US isn’t the only country with an election interference problem


US isn’t the only country with an election interference problem

Voters in 18 nations were influenced by online trolls, propaganda and disinformation campaigns originating from different sources in the last year, according to a new study.

According to research carried out by Freedom House, democratic integrity has only deteriorated in the past seven years, and as of June 2016 the countries most affected were Ukraine, Egypt, and Turkey. The assessment was carried out in 65 countries, which make up 87 percent of the world’s internet usage — showing questionable election results go far beyond fake news in the US.

This means that voters were influenced by erroneous information regarding opposing candidates as well as bots and trolls. “Governments in a total of 30 countries deployed some form of manipulation to distort online information, up from 23 the previous year,” Freedom House reports, indicating that there wasn’t just manipulation from other countries, as seen with Russia in the US 2016 elections, but from local governments intervening to assure a victory in upcoming elections.

The research stated within its key findings that governments in 30 countries manipulated social media to undermine democracy and control online conversation, as well as governments restricting live videos on platforms like Facebook and Snapchat in order to restrict the spread of anti-government protests.

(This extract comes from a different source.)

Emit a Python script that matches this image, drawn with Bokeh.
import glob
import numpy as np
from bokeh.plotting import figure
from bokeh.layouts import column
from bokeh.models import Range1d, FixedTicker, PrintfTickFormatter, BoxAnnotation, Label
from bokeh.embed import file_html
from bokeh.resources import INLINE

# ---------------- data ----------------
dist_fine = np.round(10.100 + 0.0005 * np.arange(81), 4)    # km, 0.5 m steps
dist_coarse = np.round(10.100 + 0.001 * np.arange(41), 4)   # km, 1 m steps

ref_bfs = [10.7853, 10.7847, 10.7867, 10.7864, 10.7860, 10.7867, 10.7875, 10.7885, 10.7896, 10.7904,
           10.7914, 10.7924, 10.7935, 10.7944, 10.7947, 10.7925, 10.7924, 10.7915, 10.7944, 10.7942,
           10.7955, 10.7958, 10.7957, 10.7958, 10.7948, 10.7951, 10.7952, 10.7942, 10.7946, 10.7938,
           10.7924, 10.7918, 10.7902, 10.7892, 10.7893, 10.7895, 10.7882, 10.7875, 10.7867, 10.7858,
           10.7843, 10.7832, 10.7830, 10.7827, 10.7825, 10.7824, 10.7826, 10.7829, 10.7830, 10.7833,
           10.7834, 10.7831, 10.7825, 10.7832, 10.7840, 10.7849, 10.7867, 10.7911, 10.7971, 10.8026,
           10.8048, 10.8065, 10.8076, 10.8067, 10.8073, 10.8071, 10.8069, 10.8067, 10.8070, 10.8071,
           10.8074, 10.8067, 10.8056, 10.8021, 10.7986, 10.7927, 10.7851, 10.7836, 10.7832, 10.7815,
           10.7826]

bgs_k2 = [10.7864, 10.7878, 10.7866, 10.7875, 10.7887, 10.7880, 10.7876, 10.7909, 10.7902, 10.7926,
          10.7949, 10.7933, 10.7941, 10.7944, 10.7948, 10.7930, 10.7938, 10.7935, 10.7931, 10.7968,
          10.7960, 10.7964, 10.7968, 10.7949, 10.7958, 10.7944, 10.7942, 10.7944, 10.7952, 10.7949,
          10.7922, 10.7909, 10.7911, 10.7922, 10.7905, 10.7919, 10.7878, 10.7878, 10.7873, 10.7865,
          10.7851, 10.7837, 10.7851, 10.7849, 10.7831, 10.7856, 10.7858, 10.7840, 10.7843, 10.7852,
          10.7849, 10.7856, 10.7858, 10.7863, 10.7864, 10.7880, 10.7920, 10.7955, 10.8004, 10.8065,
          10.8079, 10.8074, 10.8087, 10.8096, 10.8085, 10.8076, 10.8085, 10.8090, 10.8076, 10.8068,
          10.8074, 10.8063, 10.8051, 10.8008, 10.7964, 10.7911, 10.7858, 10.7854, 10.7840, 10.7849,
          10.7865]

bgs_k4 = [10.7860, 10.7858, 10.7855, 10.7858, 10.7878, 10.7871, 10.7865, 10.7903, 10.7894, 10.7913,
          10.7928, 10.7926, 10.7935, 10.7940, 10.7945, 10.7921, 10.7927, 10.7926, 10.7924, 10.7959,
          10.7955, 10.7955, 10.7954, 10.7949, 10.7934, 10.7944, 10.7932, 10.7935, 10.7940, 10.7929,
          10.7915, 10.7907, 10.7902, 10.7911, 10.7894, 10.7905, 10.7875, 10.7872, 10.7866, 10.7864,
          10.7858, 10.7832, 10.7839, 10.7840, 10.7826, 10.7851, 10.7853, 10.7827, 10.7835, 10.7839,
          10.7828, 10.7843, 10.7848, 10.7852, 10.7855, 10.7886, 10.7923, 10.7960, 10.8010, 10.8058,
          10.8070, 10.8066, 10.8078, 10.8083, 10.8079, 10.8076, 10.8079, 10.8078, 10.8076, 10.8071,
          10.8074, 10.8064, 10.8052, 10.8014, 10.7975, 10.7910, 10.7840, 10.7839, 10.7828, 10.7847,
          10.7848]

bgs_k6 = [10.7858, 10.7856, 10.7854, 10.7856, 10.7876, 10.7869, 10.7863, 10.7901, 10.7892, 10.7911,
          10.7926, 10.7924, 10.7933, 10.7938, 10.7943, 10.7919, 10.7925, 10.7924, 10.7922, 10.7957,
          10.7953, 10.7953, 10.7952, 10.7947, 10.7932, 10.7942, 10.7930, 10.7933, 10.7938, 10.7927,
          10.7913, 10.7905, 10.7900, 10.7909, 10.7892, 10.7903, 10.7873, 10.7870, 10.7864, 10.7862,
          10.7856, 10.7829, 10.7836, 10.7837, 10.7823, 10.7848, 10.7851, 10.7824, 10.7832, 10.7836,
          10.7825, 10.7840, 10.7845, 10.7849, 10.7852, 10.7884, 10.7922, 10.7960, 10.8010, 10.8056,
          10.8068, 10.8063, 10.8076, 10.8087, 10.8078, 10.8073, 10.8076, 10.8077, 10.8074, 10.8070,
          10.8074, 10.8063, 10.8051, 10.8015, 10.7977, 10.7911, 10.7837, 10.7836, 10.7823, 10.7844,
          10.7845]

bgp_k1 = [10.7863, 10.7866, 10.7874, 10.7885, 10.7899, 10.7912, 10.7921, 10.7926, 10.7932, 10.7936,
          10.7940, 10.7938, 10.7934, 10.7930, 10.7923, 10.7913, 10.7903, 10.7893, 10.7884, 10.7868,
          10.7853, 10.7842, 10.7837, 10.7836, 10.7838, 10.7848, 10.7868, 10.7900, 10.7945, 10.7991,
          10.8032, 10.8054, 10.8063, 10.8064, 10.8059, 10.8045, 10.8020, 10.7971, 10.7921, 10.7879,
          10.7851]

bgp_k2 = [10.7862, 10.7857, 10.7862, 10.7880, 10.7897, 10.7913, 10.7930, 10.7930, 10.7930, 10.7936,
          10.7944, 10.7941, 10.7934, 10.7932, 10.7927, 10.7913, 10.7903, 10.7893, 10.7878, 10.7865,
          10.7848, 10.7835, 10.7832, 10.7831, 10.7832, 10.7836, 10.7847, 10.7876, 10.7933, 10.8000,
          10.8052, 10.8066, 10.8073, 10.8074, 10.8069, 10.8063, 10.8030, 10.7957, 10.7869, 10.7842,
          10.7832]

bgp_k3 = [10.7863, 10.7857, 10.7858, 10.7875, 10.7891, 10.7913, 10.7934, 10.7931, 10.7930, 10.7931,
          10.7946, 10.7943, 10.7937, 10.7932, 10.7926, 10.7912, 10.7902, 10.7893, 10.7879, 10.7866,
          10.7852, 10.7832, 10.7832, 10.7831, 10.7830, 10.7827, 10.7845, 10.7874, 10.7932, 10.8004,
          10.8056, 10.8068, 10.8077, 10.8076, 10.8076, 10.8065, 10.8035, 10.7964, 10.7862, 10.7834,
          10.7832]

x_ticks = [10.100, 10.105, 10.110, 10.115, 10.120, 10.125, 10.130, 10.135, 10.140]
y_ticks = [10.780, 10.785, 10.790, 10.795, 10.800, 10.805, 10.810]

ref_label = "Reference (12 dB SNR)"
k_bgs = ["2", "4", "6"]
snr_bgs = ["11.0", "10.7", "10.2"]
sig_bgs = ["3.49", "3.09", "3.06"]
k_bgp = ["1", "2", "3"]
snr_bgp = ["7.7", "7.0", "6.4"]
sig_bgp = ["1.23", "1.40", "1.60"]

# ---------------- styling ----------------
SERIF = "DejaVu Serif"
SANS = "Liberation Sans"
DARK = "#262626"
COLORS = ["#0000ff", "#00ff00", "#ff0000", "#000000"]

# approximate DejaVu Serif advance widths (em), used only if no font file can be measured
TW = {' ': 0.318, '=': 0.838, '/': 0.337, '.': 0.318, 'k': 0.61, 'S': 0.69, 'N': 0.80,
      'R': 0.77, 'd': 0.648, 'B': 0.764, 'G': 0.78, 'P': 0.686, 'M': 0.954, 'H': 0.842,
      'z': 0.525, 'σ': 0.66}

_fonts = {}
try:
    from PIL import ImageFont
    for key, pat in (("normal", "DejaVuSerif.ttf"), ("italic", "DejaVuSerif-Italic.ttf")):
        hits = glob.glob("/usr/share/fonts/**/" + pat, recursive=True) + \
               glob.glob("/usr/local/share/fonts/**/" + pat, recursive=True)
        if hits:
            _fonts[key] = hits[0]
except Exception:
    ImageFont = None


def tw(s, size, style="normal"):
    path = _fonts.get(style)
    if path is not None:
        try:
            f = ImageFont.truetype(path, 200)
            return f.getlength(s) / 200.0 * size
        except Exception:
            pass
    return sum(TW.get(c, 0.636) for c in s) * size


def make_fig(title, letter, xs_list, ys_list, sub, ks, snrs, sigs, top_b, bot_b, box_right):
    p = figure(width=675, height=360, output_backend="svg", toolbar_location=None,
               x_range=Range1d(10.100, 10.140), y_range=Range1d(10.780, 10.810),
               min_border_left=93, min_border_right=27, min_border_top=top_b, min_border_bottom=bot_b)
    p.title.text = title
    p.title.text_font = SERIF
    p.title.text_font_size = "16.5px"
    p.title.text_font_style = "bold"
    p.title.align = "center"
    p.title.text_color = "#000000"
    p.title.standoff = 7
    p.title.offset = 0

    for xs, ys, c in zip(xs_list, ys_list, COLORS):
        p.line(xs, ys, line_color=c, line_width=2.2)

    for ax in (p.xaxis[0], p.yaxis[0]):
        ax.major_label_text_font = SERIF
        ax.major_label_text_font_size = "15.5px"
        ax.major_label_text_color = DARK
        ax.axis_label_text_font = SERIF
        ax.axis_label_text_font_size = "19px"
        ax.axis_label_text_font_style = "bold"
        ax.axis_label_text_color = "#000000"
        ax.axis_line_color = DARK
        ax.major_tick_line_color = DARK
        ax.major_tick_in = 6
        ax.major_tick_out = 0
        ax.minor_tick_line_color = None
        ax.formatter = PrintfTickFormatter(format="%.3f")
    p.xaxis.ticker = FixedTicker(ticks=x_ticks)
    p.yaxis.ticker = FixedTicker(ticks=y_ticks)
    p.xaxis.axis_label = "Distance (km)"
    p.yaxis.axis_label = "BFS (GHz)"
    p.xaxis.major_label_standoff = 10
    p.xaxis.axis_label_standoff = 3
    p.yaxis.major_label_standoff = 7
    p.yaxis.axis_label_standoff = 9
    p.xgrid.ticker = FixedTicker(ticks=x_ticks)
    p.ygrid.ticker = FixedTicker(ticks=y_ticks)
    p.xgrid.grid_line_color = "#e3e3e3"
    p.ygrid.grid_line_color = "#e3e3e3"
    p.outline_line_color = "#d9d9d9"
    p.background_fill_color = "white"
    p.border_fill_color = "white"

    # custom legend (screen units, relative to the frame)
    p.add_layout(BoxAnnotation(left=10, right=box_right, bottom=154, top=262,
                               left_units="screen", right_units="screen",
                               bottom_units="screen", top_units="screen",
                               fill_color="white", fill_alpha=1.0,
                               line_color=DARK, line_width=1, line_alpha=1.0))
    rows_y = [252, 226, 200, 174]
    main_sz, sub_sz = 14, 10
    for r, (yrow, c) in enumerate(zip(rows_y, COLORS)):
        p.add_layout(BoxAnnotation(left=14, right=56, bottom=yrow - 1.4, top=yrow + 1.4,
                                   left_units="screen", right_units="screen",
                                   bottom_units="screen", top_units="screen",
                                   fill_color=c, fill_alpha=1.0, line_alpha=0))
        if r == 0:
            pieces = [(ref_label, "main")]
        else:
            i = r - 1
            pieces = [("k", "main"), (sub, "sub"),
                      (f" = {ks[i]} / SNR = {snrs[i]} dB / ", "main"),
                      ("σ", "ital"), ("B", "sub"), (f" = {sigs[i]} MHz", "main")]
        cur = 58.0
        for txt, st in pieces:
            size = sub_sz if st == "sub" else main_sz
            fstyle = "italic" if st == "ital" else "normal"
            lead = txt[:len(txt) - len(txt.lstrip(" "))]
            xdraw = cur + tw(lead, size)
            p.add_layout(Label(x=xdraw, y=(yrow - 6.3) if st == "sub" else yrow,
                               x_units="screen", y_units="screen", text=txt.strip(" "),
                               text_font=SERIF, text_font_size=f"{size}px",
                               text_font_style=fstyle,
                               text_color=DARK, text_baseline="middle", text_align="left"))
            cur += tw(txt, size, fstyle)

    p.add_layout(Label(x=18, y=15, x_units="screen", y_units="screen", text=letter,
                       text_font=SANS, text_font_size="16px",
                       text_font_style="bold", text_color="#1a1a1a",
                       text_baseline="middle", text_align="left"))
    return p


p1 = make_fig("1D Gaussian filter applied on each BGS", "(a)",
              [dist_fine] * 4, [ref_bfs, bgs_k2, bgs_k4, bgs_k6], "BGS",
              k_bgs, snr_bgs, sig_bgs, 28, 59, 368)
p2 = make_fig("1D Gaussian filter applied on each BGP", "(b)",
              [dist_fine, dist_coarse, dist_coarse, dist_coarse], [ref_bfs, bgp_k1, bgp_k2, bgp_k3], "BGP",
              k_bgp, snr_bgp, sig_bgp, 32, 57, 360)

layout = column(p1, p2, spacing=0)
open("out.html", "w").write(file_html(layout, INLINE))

Currently, the two countries most known for restricting internet freedom are China and Russia, where the government has notable control over what citizens access and news they consume. But after the surge of distorted information online, “Governments in at least 14 countries actually restricted internet freedom in a bid to address content manipulation.”

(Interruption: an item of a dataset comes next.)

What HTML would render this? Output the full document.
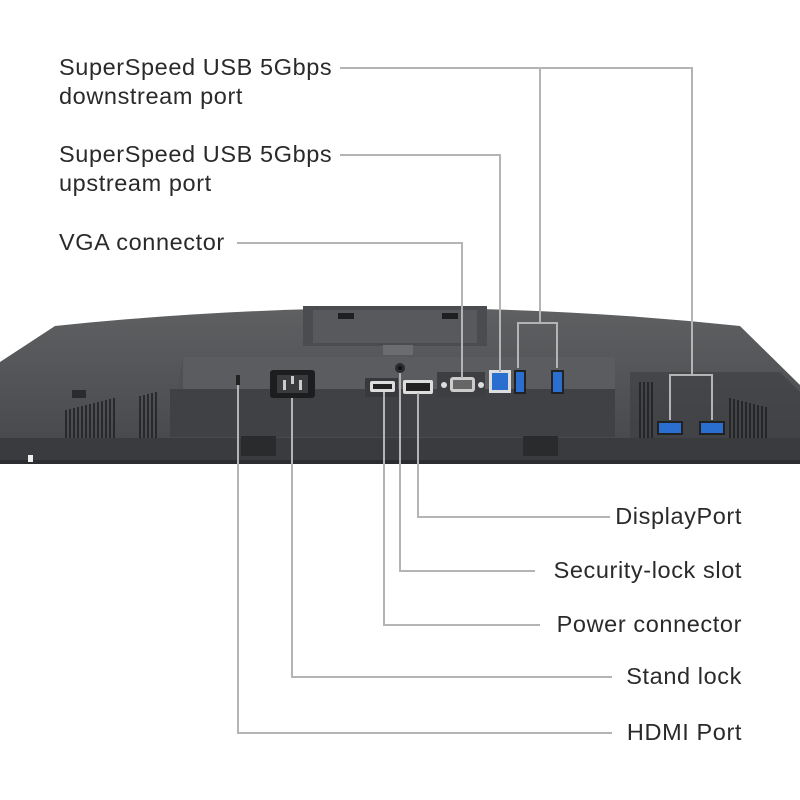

Sanja Kelly, director of Freedom on the Net project explains, “Governments are now using social media to suppress dissent and advance an antidemocratic agenda. Not only is this manipulation difficult to detect, it is more difficult to combat than other types of censorship, such as website blocking, because it’s dispersed and because of the sheer number of people and bots deployed to do it.”

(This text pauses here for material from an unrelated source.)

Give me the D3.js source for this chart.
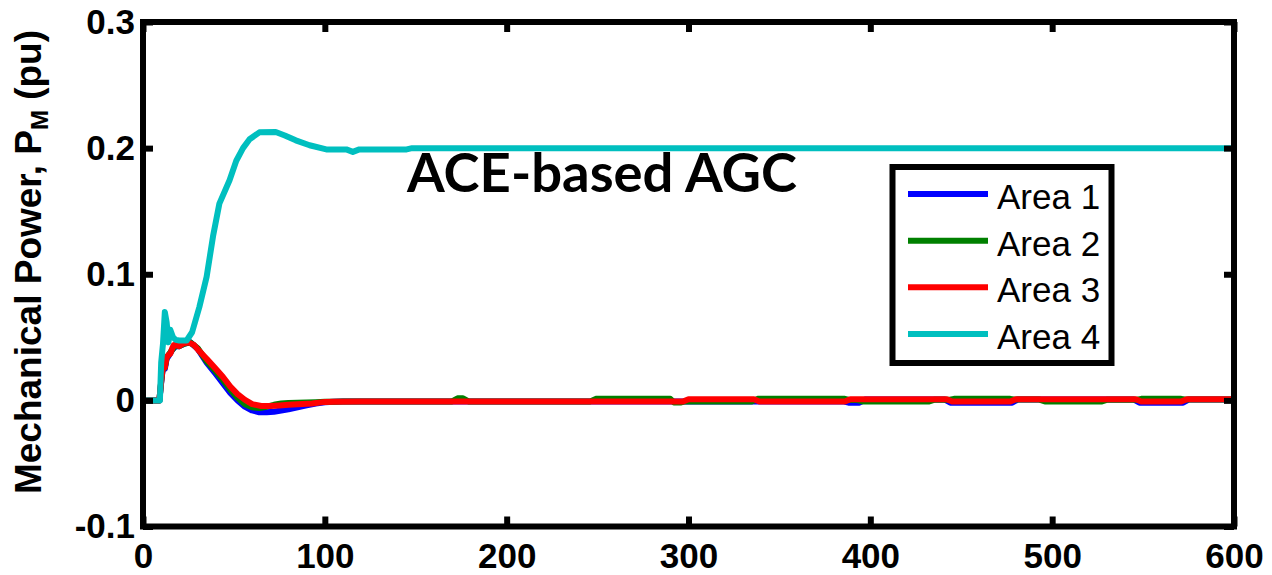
<!DOCTYPE html>
<html>
<head>
<meta charset="utf-8">
<script src="https://cdn.jsdelivr.net/npm/d3@7"></script>
<style>
  html, body { margin: 0; padding: 0; background: #fff; }
  svg { display: block; }
</style>
</head>
<body>
<svg id="chart" width="1272" height="575"></svg>
<script>
// Mechanical power response of four areas under ACE-based AGC

const xTicks = [0, 100, 200, 300, 400, 500, 600];
const yTicks = [-0.1, 0, 0.1, 0.2, 0.3];
const yTickLabels = ["-0.1", "0", "0.1", "0.2", "0.3"];
const seriesNames = ["Area 1", "Area 2", "Area 3", "Area 4"];
const seriesColors = ["#0000ff", "#008000", "#ff0000", "#00bfbf"];

// Area 1
const time1 = [0, 9, 10, 11, 12, 13, 14, 16, 18, 20, 23, 26, 30, 35, 40, 44, 48, 52, 56, 60, 64, 68, 72, 76, 80, 85, 90, 95, 100, 105, 110, 120,
  300, 385, 388, 394, 397, 441, 444, 478, 481, 545, 548, 572, 575, 600];
const area1 = [0, 0, 0.014, 0.027, 0.025, 0.033, 0.035, 0.040, 0.043, 0.043, 0.045, 0.046, 0.041, 0.030, 0.021, 0.0135, 0.006, 0.000, -0.005, -0.008, -0.0095, -0.0095, -0.009, -0.008, -0.007, -0.0055, -0.004, -0.0025, -0.0015, -0.001, -0.0009, -0.0008,
  -0.0008, -0.0008, -0.0018, -0.0018, 0.0006, 0.0006, -0.0018, -0.0018, 0.0006, 0.0006, -0.0018, -0.0018, 0.0006, 0.0006];

// Area 2
const time2 = [0, 9, 10, 11, 12, 13, 14, 16, 18, 20, 23, 26, 30, 35, 40, 44, 48, 52, 56, 60, 64, 68, 72, 76, 80, 85, 90, 95, 100, 105, 110, 120,
  170, 173, 176, 179, 246, 249, 290, 292, 296, 298, 335, 338, 386, 389, 393, 396, 432, 435, 443, 446, 477, 480, 493, 496, 527, 530, 546, 549, 571, 574, 600];
const area2 = [0, 0, 0.015, 0.028, 0.026, 0.034, 0.036, 0.040, 0.044, 0.043, 0.045, 0.046, 0.0415, 0.031, 0.023, 0.016, 0.0085, 0.002, -0.003, -0.0055, -0.006, -0.005, -0.0035, -0.0025, -0.002, -0.0018, -0.0016, -0.0014, -0.0011, -0.001, -0.0009, -0.0008,
  -0.0008, 0.0016, 0.0016, -0.0008, -0.0008, 0.0012, 0.0012, -0.0016, -0.0016, -0.0008, -0.0008, 0.0012, 0.0012, 0.0002, 0.0002, -0.0009, -0.0009, 0.0004, 0.0004, 0.0012, 0.0012, 0.0006, 0.0006, -0.0009, -0.0009, 0.0004, 0.0004, 0.0012, 0.0012, 0.0006, 0.0006];

// Area 3
const time3 = [0, 9, 10, 11, 12, 13, 14, 15, 16, 17, 18, 20, 22, 25, 28, 31, 35, 40, 44, 48, 52, 56, 60, 65, 70, 75, 80, 85, 93, 100, 105, 120,
  297, 300, 336, 339, 386, 389, 442, 445, 477, 480, 546, 549, 571, 574, 600];
const area3 = [0, 0, 0.015, 0.028, 0.026, 0.034, 0.036, 0.037, 0.041, 0.044, 0.044, 0.043, 0.045, 0.046, 0.044, 0.039, 0.033, 0.025, 0.0185, 0.011, 0.005, 0.0005, -0.003, -0.0045, -0.0045, -0.004, -0.0035, -0.003, -0.0025, -0.0012, -0.001, -0.0009,
  -0.0009, 0.0009, 0.0009, -0.0009, -0.0009, 0.0009, 0.0009, -0.0009, -0.0009, 0.0009, 0.0009, -0.0009, -0.0009, 0.0009, 0.0009];

// Area 4
const time4 = [0, 9.3, 10, 11, 12, 13, 14, 15, 16.5, 18, 20, 24, 27, 31, 35, 38.5, 42, 47.6, 51.3, 55, 58.6, 64, 73, 78, 84, 91.6, 100.8, 111.8, 115.4, 119, 145, 148, 600];
const area4 = [0, 0, 0.03, 0.045, 0.070, 0.062, 0.046, 0.056, 0.050, 0.048, 0.0475, 0.0475, 0.054, 0.074, 0.098, 0.130, 0.156, 0.1745, 0.190, 0.200, 0.207, 0.2125, 0.2128, 0.210, 0.2062, 0.2023, 0.199, 0.199, 0.197, 0.199, 0.199, 0.2, 0.2];

const seriesTimes = [time1, time2, time3, time4];
const seriesValues = [area1, area2, area3, area4];

const svg = d3.select("#chart");
const x = d3.scaleLinear().domain([0, 600]).range([143, 1234]);
const y = d3.scaleLinear().domain([-0.1, 0.3]).range([526.5, 22]);

const axisWidth = 6;
const tickLen = 10;

// data lines
const line = d3.line().x(d => x(d[0])).y(d => y(d[1]));
seriesValues.forEach((vals, i) => {
  const pts = seriesTimes[i].map((t, k) => [t, vals[k]]);
  svg.append("path")
    .datum(pts)
    .attr("d", line)
    .attr("fill", "none")
    .attr("stroke", seriesColors[i])
    .attr("stroke-width", 6)
    .attr("stroke-linejoin", "round")
    .attr("stroke-linecap", "butt");
});

// axes (box with mirrored inward ticks)
const axisFont = "'Liberation Sans', Arial, sans-serif";
const bottomAxis = d3.axisBottom(x).tickValues(xTicks).tickSize(-tickLen).tickSizeOuter(0).tickFormat(d3.format("d")).tickPadding(17);
const topAxis = d3.axisTop(x).tickValues(xTicks).tickSize(-tickLen).tickSizeOuter(0).tickFormat("");
const leftAxis = d3.axisLeft(y).tickValues(yTicks).tickSize(-tickLen).tickSizeOuter(0).tickFormat((d, i) => yTickLabels[i]).tickPadding(8);
const rightAxis = d3.axisRight(y).tickValues(yTicks).tickSize(-tickLen).tickSizeOuter(0).tickFormat("");

function styleAxis(g) {
  g.select(".domain").remove();
  g.selectAll(".tick line").attr("stroke", "#000").attr("stroke-width", axisWidth);
  g.selectAll(".tick text")
    .attr("fill", "#000")
    .style("font-family", axisFont)
    .style("font-weight", "bold")
    .style("font-size", "35px");
}

svg.append("g").attr("transform", `translate(0,${y(-0.1)})`).call(bottomAxis).call(styleAxis);
svg.append("g").attr("transform", `translate(0,${y(0.3)})`).call(topAxis).call(styleAxis);
svg.append("g").attr("transform", `translate(${x(0)},0)`).call(leftAxis).call(styleAxis);
svg.append("g").attr("transform", `translate(${x(600)},0)`).call(rightAxis).call(styleAxis);

// frame
svg.append("rect")
  .attr("x", x(0)).attr("y", y(0.3))
  .attr("width", x(600) - x(0)).attr("height", y(-0.1) - y(0.3))
  .attr("fill", "none").attr("stroke", "#000").attr("stroke-width", axisWidth)
  .attr("stroke-linejoin", "miter");

// y-axis title
const yTitle = svg.append("text")
  .attr("transform", "translate(41,262) rotate(-90)")
  .attr("text-anchor", "middle")
  .style("font-family", axisFont)
  .style("font-weight", "bold")
  .style("font-size", "37px")
  .attr("fill", "#000");
yTitle.append("tspan").text("Mechanical Power, P");
yTitle.append("tspan").attr("dy", 7).style("font-size", "24px").text("M");
yTitle.append("tspan").attr("dy", -7).text(" (pu)");

// chart annotation
svg.append("text")
  .attr("x", 407).attr("y", 192)
  .attr("textLength", 390)
  .attr("lengthAdjust", "spacingAndGlyphs")
  .style("font-family", "Lato, 'Open Sans', sans-serif")
  .style("font-weight", "bold")
  .style("font-size", "53px")
  .attr("fill", "#000")
  .text("ACE-based AGC");

// legend
const legend = svg.append("g");
legend.append("rect")
  .attr("x", 892.5).attr("y", 167)
  .attr("width", 219).attr("height", 196)
  .attr("fill", "#fff").attr("stroke", "#000").attr("stroke-width", 6);
const legendY = d3.scalePoint().domain(seriesNames).range([194, 334]);
seriesNames.forEach((name, i) => {
  legend.append("line")
    .attr("x1", 908).attr("x2", 988)
    .attr("y1", legendY(name)).attr("y2", legendY(name))
    .attr("stroke", seriesColors[i]).attr("stroke-width", 6);
  legend.append("text")
    .attr("x", 997).attr("y", legendY(name) + 15)
    .style("font-family", axisFont)
    .style("font-size", "35px")
    .attr("fill", "#000")
    .text(name);
});
</script>
</body>
</html>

The report states that the techniques most widely used to influence popular opinion were:

  • Paid commentators
  • Trolls
  • Bots
  • False news sites
  • Propaganda

Apart from the usual tactics used, there are specific cases where governments have taken steps to amplify their achievements. In the Philippines, the government has employed a “keyboard army,” who have the task of boosting news regarding the government’s crackdown on drug dealing in the country.

But the most worrying figure remains journalists attacked offline for content they shared online. Freedom House reports that attacks against these figures rose 50 percent in the last year, with Syria, Mexico, Brazil and Pakistan at the top of the list.

Less than 25 percent of the world has access to what is understood as “free internet”, meaning there are no restrictions or limitations on what users can see or do. Let’s hope that number increases before the internet becomes a real-life version if 1984.